2017 Conference Highlight: But What is Storytelling?
(11/15/17)
Keynote Address by Greg Schwipps, DePauw University
Summary Notes by Heidi Ferguson, Georgia DNR
Mention “storytelling” and my ears perk up. Add “narrative” and now we’re on my home turf. Which is why I was eager to sign up to write an article on the ACI 2017 keynote address, “But What Is Storytelling? Understanding Narrative and Learning How to Use It.”
Scholarship recipients like me sign up to write articles on one or more conference presentations. As soon as the signup sheet moved on to the next person, I started to question my decision. With a major in English and a personal obsession with the written word (little did the kids in the schoolyard know, “You read the dictionary or something?” wasn’t so much an insult as an objective fact), I started to picture a 10,000-foot-view summary of rising and falling action, an obligatory – and vague – mention of conflict, a side order of “Your character has to want something,” and maybe even some Hero’s Journey if there was room. (Our intrepid Hunter answers the Call to Adventure under the mentorship of a grizzled, telepathic brown trout, a spunky Labradoodle huntin’ dawg by his side).
When Greg Schwipps, an English professor at DePauw University, took the podium, he started with why he was qualified to explain story to a room full of conservationists. The keynote address hinged on the power of the personal narrative essay, starting with the big fish tale that led to him co-authoring Fishing for Dummies, Second Edition. Next, he read “Shark Fishing with My Uncle” (which has nothing and yet everything to do with sharks, fishing and uncles) and concluded with the story of a student looking for a publisher for their personal essay on mountain biking.
Along the way, Greg outlined 14 “Points of Light,” including why narrative should have an immediate, short-term goal. How you should have a vision, but be open to what you discover along the way. The importance of finding the few people who can model your short-term goal, and if you can’t find an existing model, how to teach someone and create one. And how to tell the story of an individual or small group to appeal to the masses.
What he really did was lead by example.
“Shark Fishing with My Uncle” is a difficult story to describe. The uncle of the story is “Uncle Renee,” who is not Greg’s uncle, but a good friend with a peculiar nickname. The story is held together by a series of texts planning a shark fishing trip, but those texts mostly serve to tie together the events of Greg’s and Uncle Renee’s lives. Humor, anger and joy all have their place in the story as we discover how Uncle Renee got his nickname; watch Uncle Renee respond to a domestic violence call we wish he could do more about; and see Greg struggle with work, family and solo shark fishing.
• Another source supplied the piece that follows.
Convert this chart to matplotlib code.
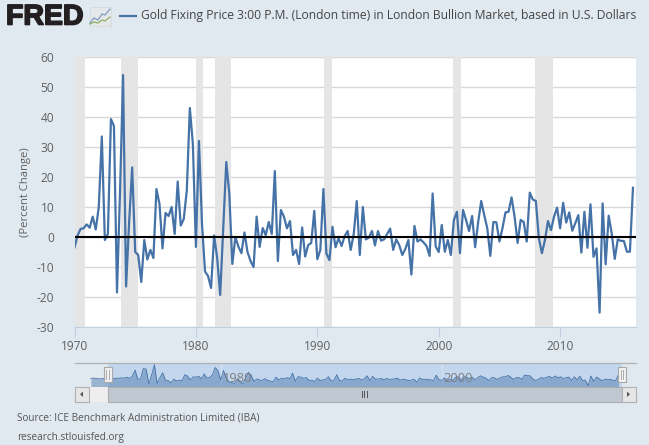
import matplotlib
matplotlib.use("Agg")
import matplotlib.pyplot as plt
import matplotlib.ticker as mticker
import matplotlib.patheffects as pe
from matplotlib.patches import Rectangle, Polygon
from matplotlib.lines import Line2D

plt.rcParams['font.family'] = ['Open Sans', 'DejaVu Sans']

W, H = 649, 445
BG = '#e1e9f0'
LINE = '#4572a7'
TXT = '#606060'

title = 'Gold Fixing Price 3:00 P.M. (London time) in London Bullion Market, based in U.S. Dollars'
ylabel = '(Percent Change)'
source = 'Source: ICE Benchmark Administration Limited (IBA)'
site = 'research.stlouisfed.org'

start_year = 1970.0
pct_change = [
    -3.5, 0.5, 2.7, 2.9, 4.2, 3.1, 6.8, 2.5, 10, 33.5, -1, 1, 39.3, 37, -18.5, 15,
    54, -16.5, 5, 23.2, -5, -6, -15, -1, -7.5, -4.3, -7, 16, 11, -3.8, 8, 7,
    10, 1, 18.5, 3.8, 6, 15.5, 43, 31, -3.3, 32, 4.5, -11.5, -13, -17, 0.5, -7,
    -19.3, 3, 25, 14.5, -9, 0, -3.2, -5.4, 1.5, -5, -8, -10, 6.8, -3.3, 3, 0.6,
    5, 1, 22, -8, 9, 6.8, 2.9, 5.3, -6, -4.3, -9, 3.2, -6.5, -2.7, -2, 8.7,
    -7.4, -4.3, 16, -5.5, -7.7, 3.4, -3.4, -0.4, -3, 0.3, 2, -4.3, 1, 12, -6, 10,
    -0.8, -0.2, 2, -2.8, 2, -1.2, -0.8, 1, 2.8, -4.3, -0.8, -2.7, -6, -4, -1, -12.5,
    3.7, -1.5, -0.8, -1.8, -3, -6.3, 14.5, -3.2, -5, 4, -4.9, -1, -6, 5.7, 8.4, -5.4,
    9, 5.7, 2, 7, -3.4, 5, 12, 7.3, 2.9, -6.3, 5, 4.9, -1.5, 2.9, 8.2, 8.4,
    13.2, 6.8, -2, 5.7, 5, -1.5, 14.8, 12.5, 12, -0.4, -5.4, -1, 5.3, 2.3, 6.8, 9.8,
    2.9, 11.4, 4.8, 8.2, 2.1, 4.6, 7.3, -5.2, 8.4, -3.6, 10.9, -6.6, -3.8, -25.2, 11.2, -9.1,
    7.1, 1.2, -7.3, -0.8, -1.3, -1.3, -4.9, -4.9, 16.4,
]
early_years = [1968.25, 1968.5, 1968.75, 1969.0, 1969.25, 1969.5, 1969.75]
early_change = [1.5, 3.5, 2.0, 0.5, 1.0, 1.5, 1.5]

recessions = [(1969.95, 1970.87), (1973.87, 1975.2), (1980.0, 1980.55),
              (1981.55, 1982.87), (1990.55, 1991.2), (2001.2, 2001.87),
              (2007.95, 2009.45)]
y_ticks = [-30, -20, -10, 0, 10, 20, 30, 40, 50, 60]
x_ticks = [1970, 1980, 1990, 2000, 2010]
nav_ticks = [1980, 2000]

years = [start_year + i * 0.25 for i in range(len(pct_change))]

fig = plt.figure(figsize=(W / 100, H / 100), dpi=100, facecolor=BG)


def px_axes(x0, y0, x1, y1, **kw):
    return fig.add_axes([x0 / W, 1 - y1 / H, (x1 - x0) / W, (y1 - y0) / H], **kw)


def rect(x0, y0, x1, y1, fc, ec='none', lw=0, z=1):
    fig.add_artist(Rectangle((x0 / W, 1 - y1 / H), (x1 - x0) / W, (y1 - y0) / H,
                             transform=fig.transFigure, fc=fc, ec=ec, lw=lw, zorder=z))


def seg(xs, ys, c, lw=1, z=5):
    fig.add_artist(Line2D([x / W for x in xs], [1 - y / H for y in ys],
                          transform=fig.transFigure, color=c, lw=lw, zorder=z))


def label(x, y, s, **kw):
    kw.setdefault('va', 'center')
    kw.setdefault('color', TXT)
    fig.text(x / W, 1 - y / H, s, **kw)


# main plot
ax = px_axes(74.5, 57, 636, 327)
ax.set_facecolor('white')
ax.set_xlim(1970, 2016.25)
ax.set_ylim(-30, 60)
for a, b in recessions:
    ax.axvspan(a, b, color='#e5e5e5', lw=0, zorder=1)
ax.set_yticks(y_ticks)
ax.set_xticks(x_ticks)
ax.grid(axis='y', color='#d8d8d8', lw=1.0, zorder=2)
ax.set_axisbelow(True)
ax.plot(years, pct_change, color=LINE, lw=1.6, zorder=3)
ax.axhline(0, color='black', lw=1.5, zorder=4)
for s in ['top', 'right', 'left']:
    ax.spines[s].set_visible(False)
ax.spines['bottom'].set_color('#c0d0e0')
ax.tick_params(axis='y', length=0, pad=14.5, labelsize=8.6, labelcolor=TXT)
ax.tick_params(axis='x', length=7, width=0.8, color='#c0d0e0', pad=2.5, labelsize=8.6, labelcolor=TXT)
ax.yaxis.set_major_formatter(mticker.FuncFormatter(lambda v, _: f'{v:.0f}'))
label(26, 192, ylabel, rotation=90, ha='center', fontsize=8.1)

# header
label(6, 17.5, 'FRED', ha='left', fontsize=20.5, fontweight='bold', family='Liberation Sans',
      color='#231f20', path_effects=[pe.withStroke(linewidth=1.2, foreground='#231f20')])
rect(89.5, 7, 110.5, 26, '#e4e8ea', ec='#d5d9dc', lw=0.6, z=2)
seg([90, 94, 98, 102, 105, 110], [23, 18, 20, 14, 15, 9], '#7f9cc0', lw=0.9)
seg([90, 94, 98, 102, 105, 110], [24, 22, 23, 20, 21, 17], '#8fb060', lw=0.9)
seg([120, 136], [16, 16], LINE, lw=1.6)
label(141, 15.5, title, ha='left', fontsize=8.72, color='#444444')

# navigator
NX0, NX1 = 74.5, 636
NY0, NY1 = 363, 387
rect(107.5, NY0, 621.5, NY1, '#c2d6ee', z=1)
nav = px_axes(NX0, NY0, NX1, NY1)
nav.set_zorder(2)
nav.patch.set_alpha(0)
nav.set_xlim(1966.77, 2017.58)
nav.set_ylim(-30, 60)
nav.axis('off')
nav_x = early_years + years
nav_y = early_change + pct_change
nav.fill_between(nav_x, nav_y, -30, color='#4572a7', alpha=0.45, lw=0, zorder=2)
nav.plot(nav_x, nav_y, color=LINE, lw=0.6, zorder=3)
for t in nav_ticks:
    nav.axvline(t, color='#d6e2f0', lw=0.8, zorder=1)
    nav.annotate(str(t), (t, 0), xytext=(1.5, 0), textcoords='offset points', ha='left',
                 va='center', fontsize=9.3, color='#7f7f7f', zorder=5, annotation_clip=False)
seg([NX0, NX1], [NY0 - 0.3, NY0 - 0.3], '#b0b0b0', lw=0.9, z=6)

# scrollbar
rect(88.5, 387, 107.5, 401.5, '#eeeeee', z=3)
rect(107.5, 387, 621.5, 401.5, '#bfc8d1', ec='#adadad', lw=0.8, z=3)
rect(74.5, 387, 88.5, 401.5, '#e6e6e6', ec='#b0b0b0', lw=0.8, z=4)
rect(621.5, 387, 635.5, 401.5, '#e6e6e6', ec='#b0b0b0', lw=0.8, z=4)
fig.add_artist(Polygon([(83 / W, 1 - 391.5 / H), (83 / W, 1 - 397 / H), (80 / W, 1 - 394.3 / H)],
                       transform=fig.transFigure, fc='#555555', ec='none', zorder=6))
fig.add_artist(Polygon([(627 / W, 1 - 391.5 / H), (627 / W, 1 - 397 / H), (630 / W, 1 - 394.3 / H)],
                       transform=fig.transFigure, fc='#555555', ec='none', zorder=6))
for gx in (361.5, 364.3, 367):
    seg([gx, gx], [391, 397], '#555555', lw=0.7)
for hx in (107.5, 621.7):
    rect(hx - 4, 367, hx + 4, 382, '#f2f2f2', ec='#a8a8a8', lw=0.8, z=7)
    for d in (-1.2, 1.2):
        seg([hx + d, hx + d], [370, 379], '#aaaaaa', lw=0.7, z=8)

# footer
label(17, 418.5, source, ha='left', fontsize=7.2, color='#555555')
label(17, 437.5, site, ha='left', fontsize=7.2, color='#555555')

fig.savefig('out.png', dpi=100, facecolor=BG)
Late in the story, we find out the differences between Greg and Uncle Renee. Greg has sons. Uncle Renee has daughters. Greg is a professor. Uncle Renee is a police officer. Uncle Renee knows how to catch the big sharks. Greg is the one who has to go out into the ocean in a kayak to place the bait. Greg is white. Uncle Renee is black.
The story originated when Greg struggled to craft a response to recent events. Racial unrest and police brutality preoccupied the nation and the students at DePauw University. He wondered what he could say to his students to ease tensions, and then he realized he had been receiving countless texts from a working cop, who happened to be black, planning their trip to go shark fishing. He decided to make art out of life.
“For a story, any story, to matter, it has to mean something. That meaning isn’t necessarily profound, but you have to convince the reader or viewer that it is important.” He shifted from the profound meanings of “Shark Fishing with My Uncle” to the straightforward, conservation information-ready experience of one of his students. In the early 2000s, as an assignment to write and shop around an article, one of his students wrote about mountain biking. When he sent the article to Outdoor Indiana, he was told they couldn’t publish it because Indiana had no public bike trails. Years later, after the creation of miles of public trails, that student was invited to try them out. They photographed him, and he wrote the article. He was “the ringer” for what Outdoor Indiana wanted – people using the bike trails. All you have to do is show one interesting person taking action. You have to convince them the action, in that time, at that place, is important. And not through facts and figures. (98 percent of people are convinced by statistics, which is somewhat convincing until you find out the speaker made that number up.) People and stories are convincing.
I found the keynote address to be one of the most outstanding and original pieces of story advice I’ve come across. When it came time to write the article, the way forward was clear: The keynote was inextricable from story.